Ob sich die Beziehungen der USA und der Ukraine nach dem Streit zwischen Donald Trump, Vizepräsident JD Vance und dem ukrainischen Präsidenten Wolodimir Selenski in nützlicher Frist wieder erholen, ist völlig unklar: Die beiden Staatschefs lieferten sich am Freitagabend vor laufender Kamera ein Wortgefecht im Oval Office.
Trump drohte nach dem vorzeitig abgebrochenen Gespräch damit, dass die USA jegliche Unterstützung für die Ukraine einstellen werde. Dies könnte das Ende der Ukraine in ihrer jetzigen Form bedeuten – fast alles hängt davon ab, wie die europäischen Länder vorgehen. Das sind die drei wichtigsten Punkte:
Ende Februar gab die EU-Kommission anlässlich des dritten Jahrestages der russischen Invasion eine Erklärung ab, in der man die "unerschütterliche Unterstützung für die Ukraine" bekräftigt. Donald Trump hatte in der Vergangenheit behauptet, dass die Vereinigten Staaten total 200 Milliarden Dollar mehr an die Ukraine gegeben hatte als alle EU-Staaten zusammen.
Laut Berechnungen des Kiel Institute belaufen sich alle Hilfsgüter, Munitionslieferungen und weitere Unterstützung Kiews aus der EU aber auf 135 Milliarden Euro, während die USA Waffen und Hilfsgüter im Wert von etwa 120 Milliarden bereitstellten.
Damit könnte man meinen, dass der Hilfe-Stopp der USA zwar ein großer, aber verkraftbarer Schlag für die Ukraine wäre. Jedoch kommt ein Großteil der Waffensysteme, mit denen die ukrainische Armee seit nunmehr drei Jahren die russischen Invasoren zurückhält, von den Staaten und ihrer riesigen Armee.
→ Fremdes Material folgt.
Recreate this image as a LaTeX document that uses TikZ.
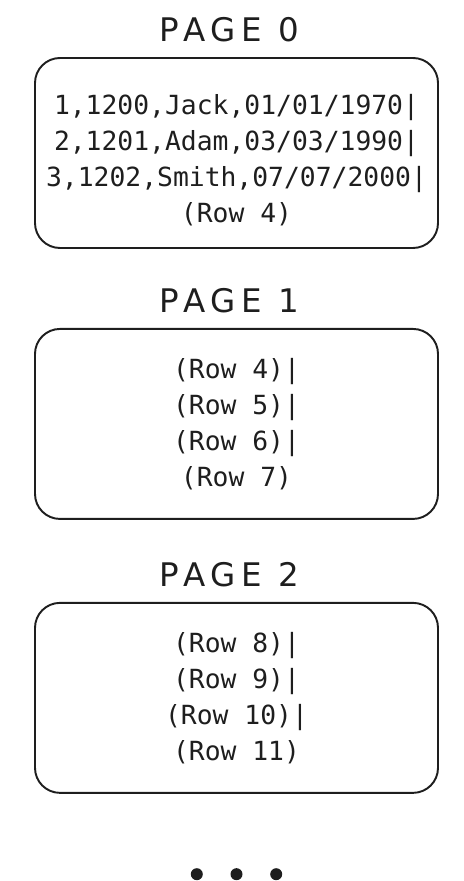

Europa müsste also gemäß Analysten vor allem ihre militärische Unterstützung für Kiew massiv intensivieren, wenn Donald Trump seine Drohung in die Tat umsetzen würde – um das zu ermöglichen, sehen die Experten mehrere Möglichkeiten.
Die EU-Länder könnten etwa die eingefrorenen Vermögenswerte reicher Russen anzapfen, um mit dem Geld Waffensysteme zu kaufen oder zu ersetzen. Laut Jacob Funk Kirkegaard, einem Forscher der Denkfabrik Bruegel in Brüssel, wäre es für die EU sogar "ein Leichtes", die finanzielle Unterstützung der USA auszugleichen. Nebst den 250 Milliarden Euro an eingefrorenen russischen Vermögen verweist er auf die Möglichkeit, gemeinsam neue Schulden zu machen oder auf bilaterale Spenden zu setzen.
Doch Europa muss in die Gänge kommen – vor allem, da viele EU-Länder ihre eigenen Armeen ausbauen und neu ausrüsten wollen. Daneben noch die ukrainische Armee mit Waffen und Munition zu unterstützen, wie das die USA über lange Zeit getan haben, würde deutlich größere Bestände und eine unbürokratische Abwicklung der Prozesse erfordern.
Immer wieder wird auch die Idee einer europäischen Armee diskutiert – derzeit hat das Konzept so gute Chancen wie seit dem Kalten Krieg nicht mehr. "Es ist jedoch an der Zeit, diese Idee ernsthaft zu überdenken. Die Vereinigten Staaten sind leider nicht daran interessiert, als Garant für die europäische Sicherheit zu fungieren", schreibt Max Bergmann, der Direktor der Denkfabrik CSIS.